◆ **What is being asked**
Begin with the first line below and retype each line exactly through the line containing "harvested a wolf". Any pictures are to be left out.
## begin
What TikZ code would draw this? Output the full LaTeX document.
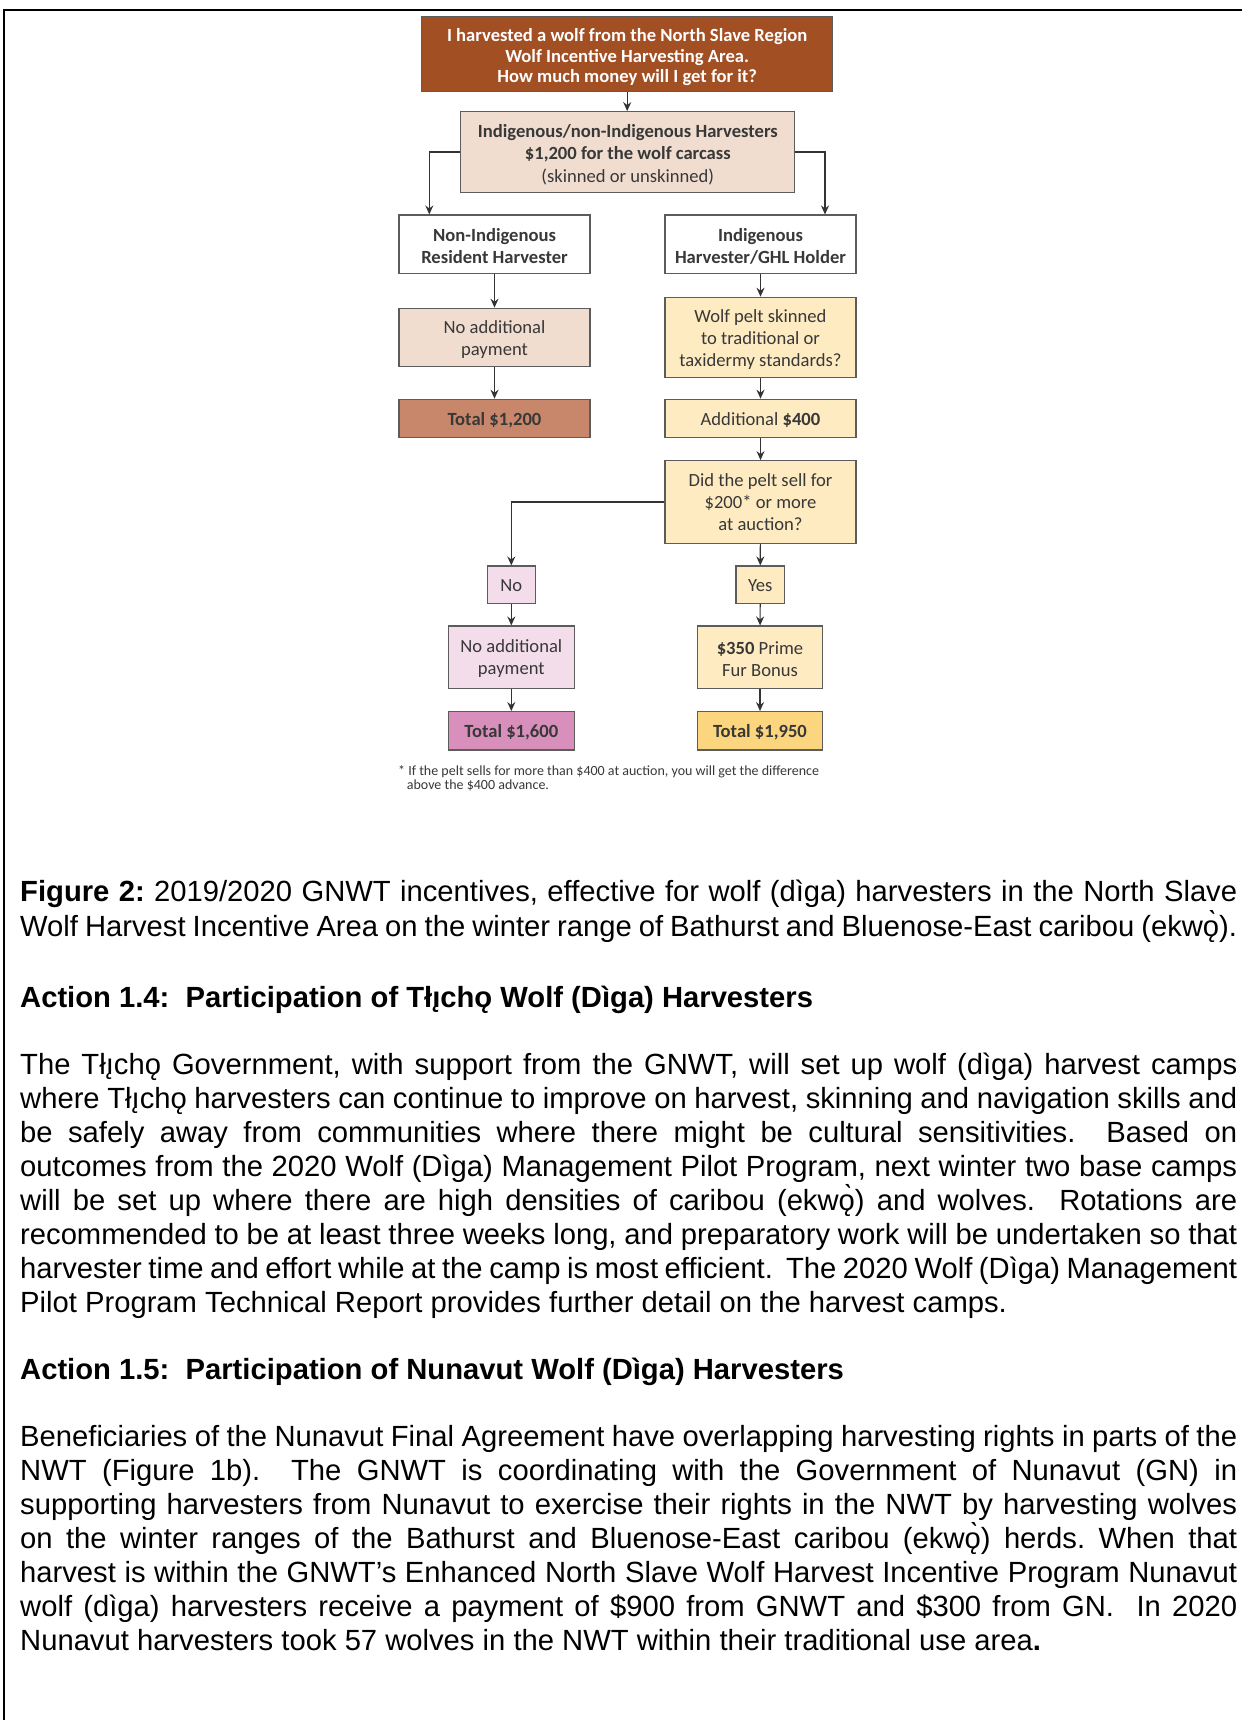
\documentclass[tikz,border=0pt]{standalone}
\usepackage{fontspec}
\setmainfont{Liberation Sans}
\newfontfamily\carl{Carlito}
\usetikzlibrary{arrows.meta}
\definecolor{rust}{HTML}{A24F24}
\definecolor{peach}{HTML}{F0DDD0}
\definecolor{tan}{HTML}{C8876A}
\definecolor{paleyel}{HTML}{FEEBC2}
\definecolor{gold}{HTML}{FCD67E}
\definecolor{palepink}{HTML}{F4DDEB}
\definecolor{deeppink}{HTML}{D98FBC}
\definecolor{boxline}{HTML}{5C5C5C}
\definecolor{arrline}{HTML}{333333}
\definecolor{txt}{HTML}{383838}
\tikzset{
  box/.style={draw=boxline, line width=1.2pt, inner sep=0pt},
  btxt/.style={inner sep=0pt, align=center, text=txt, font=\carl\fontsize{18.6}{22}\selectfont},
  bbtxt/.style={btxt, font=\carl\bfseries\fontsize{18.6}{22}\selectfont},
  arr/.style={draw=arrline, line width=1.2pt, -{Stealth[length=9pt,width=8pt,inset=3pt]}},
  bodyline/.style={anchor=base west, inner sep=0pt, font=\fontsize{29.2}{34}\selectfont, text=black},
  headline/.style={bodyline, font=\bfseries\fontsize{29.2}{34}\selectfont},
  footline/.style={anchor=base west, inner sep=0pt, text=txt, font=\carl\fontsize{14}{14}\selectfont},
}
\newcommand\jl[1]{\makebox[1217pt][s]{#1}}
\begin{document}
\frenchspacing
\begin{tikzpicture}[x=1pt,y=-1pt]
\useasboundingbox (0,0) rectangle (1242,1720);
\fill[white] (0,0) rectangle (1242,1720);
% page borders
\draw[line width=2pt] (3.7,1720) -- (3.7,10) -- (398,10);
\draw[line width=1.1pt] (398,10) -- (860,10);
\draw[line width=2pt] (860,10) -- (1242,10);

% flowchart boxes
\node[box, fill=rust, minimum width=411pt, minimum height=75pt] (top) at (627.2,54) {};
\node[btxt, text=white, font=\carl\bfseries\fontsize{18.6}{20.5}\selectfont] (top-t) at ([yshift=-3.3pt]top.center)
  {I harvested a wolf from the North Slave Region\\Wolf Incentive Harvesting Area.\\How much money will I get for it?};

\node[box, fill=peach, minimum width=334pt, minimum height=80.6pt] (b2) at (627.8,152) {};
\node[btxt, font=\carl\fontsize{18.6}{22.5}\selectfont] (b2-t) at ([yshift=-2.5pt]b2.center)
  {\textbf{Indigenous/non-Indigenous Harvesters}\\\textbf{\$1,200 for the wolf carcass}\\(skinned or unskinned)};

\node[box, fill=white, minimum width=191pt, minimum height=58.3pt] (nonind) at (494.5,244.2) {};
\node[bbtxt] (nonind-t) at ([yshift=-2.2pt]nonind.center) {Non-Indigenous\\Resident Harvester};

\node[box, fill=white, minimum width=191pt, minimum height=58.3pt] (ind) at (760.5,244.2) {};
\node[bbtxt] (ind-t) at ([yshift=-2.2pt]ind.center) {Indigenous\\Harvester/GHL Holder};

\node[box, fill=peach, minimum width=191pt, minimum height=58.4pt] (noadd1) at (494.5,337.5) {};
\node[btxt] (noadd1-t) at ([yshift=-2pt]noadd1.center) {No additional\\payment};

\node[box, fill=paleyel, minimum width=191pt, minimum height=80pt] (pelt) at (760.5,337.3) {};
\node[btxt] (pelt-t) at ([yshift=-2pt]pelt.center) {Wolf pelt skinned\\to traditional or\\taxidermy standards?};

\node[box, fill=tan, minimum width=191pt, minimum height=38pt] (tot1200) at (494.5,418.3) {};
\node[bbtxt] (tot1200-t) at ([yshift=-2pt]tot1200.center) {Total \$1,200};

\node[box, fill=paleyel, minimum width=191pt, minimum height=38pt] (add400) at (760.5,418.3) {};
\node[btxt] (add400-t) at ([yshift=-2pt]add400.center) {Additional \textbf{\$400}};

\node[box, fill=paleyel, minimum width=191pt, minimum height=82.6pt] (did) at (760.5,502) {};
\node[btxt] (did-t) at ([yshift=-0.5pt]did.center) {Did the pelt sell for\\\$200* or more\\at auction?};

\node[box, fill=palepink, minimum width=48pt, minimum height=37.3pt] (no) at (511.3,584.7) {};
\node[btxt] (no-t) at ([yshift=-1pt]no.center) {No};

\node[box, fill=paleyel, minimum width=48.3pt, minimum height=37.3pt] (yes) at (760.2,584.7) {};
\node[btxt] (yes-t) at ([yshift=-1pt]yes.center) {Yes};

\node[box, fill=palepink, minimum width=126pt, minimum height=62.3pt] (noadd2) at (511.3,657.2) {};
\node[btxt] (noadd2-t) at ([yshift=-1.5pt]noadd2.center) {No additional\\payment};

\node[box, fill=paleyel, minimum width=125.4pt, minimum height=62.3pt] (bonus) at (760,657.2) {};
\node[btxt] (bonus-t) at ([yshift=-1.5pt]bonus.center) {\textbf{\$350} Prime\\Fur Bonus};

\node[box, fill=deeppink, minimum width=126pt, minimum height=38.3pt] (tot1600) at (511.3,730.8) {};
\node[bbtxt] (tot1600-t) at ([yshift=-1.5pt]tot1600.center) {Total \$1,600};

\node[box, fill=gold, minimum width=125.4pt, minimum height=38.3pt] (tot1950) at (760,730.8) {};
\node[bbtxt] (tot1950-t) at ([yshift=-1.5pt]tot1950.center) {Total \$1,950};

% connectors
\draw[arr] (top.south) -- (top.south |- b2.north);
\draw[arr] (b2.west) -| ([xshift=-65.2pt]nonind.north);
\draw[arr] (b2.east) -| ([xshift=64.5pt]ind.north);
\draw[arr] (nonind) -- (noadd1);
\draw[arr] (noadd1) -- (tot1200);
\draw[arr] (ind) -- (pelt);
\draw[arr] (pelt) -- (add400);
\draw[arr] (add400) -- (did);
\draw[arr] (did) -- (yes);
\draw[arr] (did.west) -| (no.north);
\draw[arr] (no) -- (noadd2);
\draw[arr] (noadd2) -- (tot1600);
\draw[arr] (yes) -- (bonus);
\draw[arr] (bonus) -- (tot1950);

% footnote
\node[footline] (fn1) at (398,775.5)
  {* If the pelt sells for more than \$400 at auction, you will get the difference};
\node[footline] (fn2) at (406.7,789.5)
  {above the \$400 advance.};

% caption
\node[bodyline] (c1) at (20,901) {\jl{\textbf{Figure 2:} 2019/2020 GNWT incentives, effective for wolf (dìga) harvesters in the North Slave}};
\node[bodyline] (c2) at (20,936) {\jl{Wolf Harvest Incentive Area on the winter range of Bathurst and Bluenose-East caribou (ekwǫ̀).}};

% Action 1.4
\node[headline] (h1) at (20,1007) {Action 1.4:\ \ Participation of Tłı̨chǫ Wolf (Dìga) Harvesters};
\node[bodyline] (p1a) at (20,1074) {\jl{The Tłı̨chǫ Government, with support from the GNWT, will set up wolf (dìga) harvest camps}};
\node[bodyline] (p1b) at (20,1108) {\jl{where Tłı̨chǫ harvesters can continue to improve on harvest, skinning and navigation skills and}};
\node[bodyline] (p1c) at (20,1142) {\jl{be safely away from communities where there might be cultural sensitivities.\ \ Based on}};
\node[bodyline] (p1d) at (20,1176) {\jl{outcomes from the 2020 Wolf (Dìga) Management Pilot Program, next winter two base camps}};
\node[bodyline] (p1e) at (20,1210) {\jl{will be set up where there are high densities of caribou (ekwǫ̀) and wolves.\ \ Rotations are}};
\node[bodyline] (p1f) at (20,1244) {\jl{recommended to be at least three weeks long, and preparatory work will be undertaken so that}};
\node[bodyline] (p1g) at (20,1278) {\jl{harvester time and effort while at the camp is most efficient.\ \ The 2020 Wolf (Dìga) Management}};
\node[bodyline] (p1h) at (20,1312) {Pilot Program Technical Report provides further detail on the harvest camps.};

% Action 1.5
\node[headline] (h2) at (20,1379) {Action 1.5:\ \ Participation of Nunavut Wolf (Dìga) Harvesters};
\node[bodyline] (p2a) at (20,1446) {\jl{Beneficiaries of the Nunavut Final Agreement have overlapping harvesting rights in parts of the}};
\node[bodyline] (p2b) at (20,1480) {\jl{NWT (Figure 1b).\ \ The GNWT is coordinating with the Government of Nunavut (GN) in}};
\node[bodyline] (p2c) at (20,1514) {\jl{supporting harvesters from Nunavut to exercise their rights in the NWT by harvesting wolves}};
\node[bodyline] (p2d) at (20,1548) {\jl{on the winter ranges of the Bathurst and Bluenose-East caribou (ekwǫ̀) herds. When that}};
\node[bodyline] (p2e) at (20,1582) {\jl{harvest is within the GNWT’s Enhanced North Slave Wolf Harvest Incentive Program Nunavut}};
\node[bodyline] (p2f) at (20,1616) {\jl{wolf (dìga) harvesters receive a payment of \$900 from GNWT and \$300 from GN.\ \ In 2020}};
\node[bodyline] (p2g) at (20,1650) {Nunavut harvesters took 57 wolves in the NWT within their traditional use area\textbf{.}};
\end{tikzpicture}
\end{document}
## end
◆ **Exercise output**
What TikZ code would draw this? Output the full LaTeX document.
\documentclass[tikz,border=0pt]{standalone}
\usepackage{fontspec}
\setmainfont{Liberation Sans}
\newfontfamily\carl{Carlito}
\usetikzlibrary{arrows.meta}
\definecolor{rust}{HTML}{A24F24}
\definecolor{peach}{HTML}{F0DDD0}
\definecolor{tan}{HTML}{C8876A}
\definecolor{paleyel}{HTML}{FEEBC2}
\definecolor{gold}{HTML}{FCD67E}
\definecolor{palepink}{HTML}{F4DDEB}
\definecolor{deeppink}{HTML}{D98FBC}
\definecolor{boxline}{HTML}{5C5C5C}
\definecolor{arrline}{HTML}{333333}
\definecolor{txt}{HTML}{383838}
\tikzset{
  box/.style={draw=boxline, line width=1.2pt, inner sep=0pt},
  btxt/.style={inner sep=0pt, align=center, text=txt, font=\carl\fontsize{18.6}{22}\selectfont},
  bbtxt/.style={btxt, font=\carl\bfseries\fontsize{18.6}{22}\selectfont},
  arr/.style={draw=arrline, line width=1.2pt, -{Stealth[length=9pt,width=8pt,inset=3pt]}},
  bodyline/.style={anchor=base west, inner sep=0pt, font=\fontsize{29.2}{34}\selectfont, text=black},
  headline/.style={bodyline, font=\bfseries\fontsize{29.2}{34}\selectfont},
  footline/.style={anchor=base west, inner sep=0pt, text=txt, font=\carl\fontsize{14}{14}\selectfont},
}
\newcommand\jl[1]{\makebox[1217pt][s]{#1}}
\begin{document}
\frenchspacing
\begin{tikzpicture}[x=1pt,y=-1pt]
\useasboundingbox (0,0) rectangle (1242,1720);
\fill[white] (0,0) rectangle (1242,1720);
% page borders
\draw[line width=2pt] (3.7,1720) -- (3.7,10) -- (398,10);
\draw[line width=1.1pt] (398,10) -- (860,10);
\draw[line width=2pt] (860,10) -- (1242,10);

% flowchart boxes
\node[box, fill=rust, minimum width=411pt, minimum height=75pt] (top) at (627.2,54) {};
\node[btxt, text=white, font=\carl\bfseries\fontsize{18.6}{20.5}\selectfont] (top-t) at ([yshift=-3.3pt]top.center)
  {I harvested a wolf from the North Slave Region\\Wolf Incentive Harvesting Area.\\How much money will I get for it?};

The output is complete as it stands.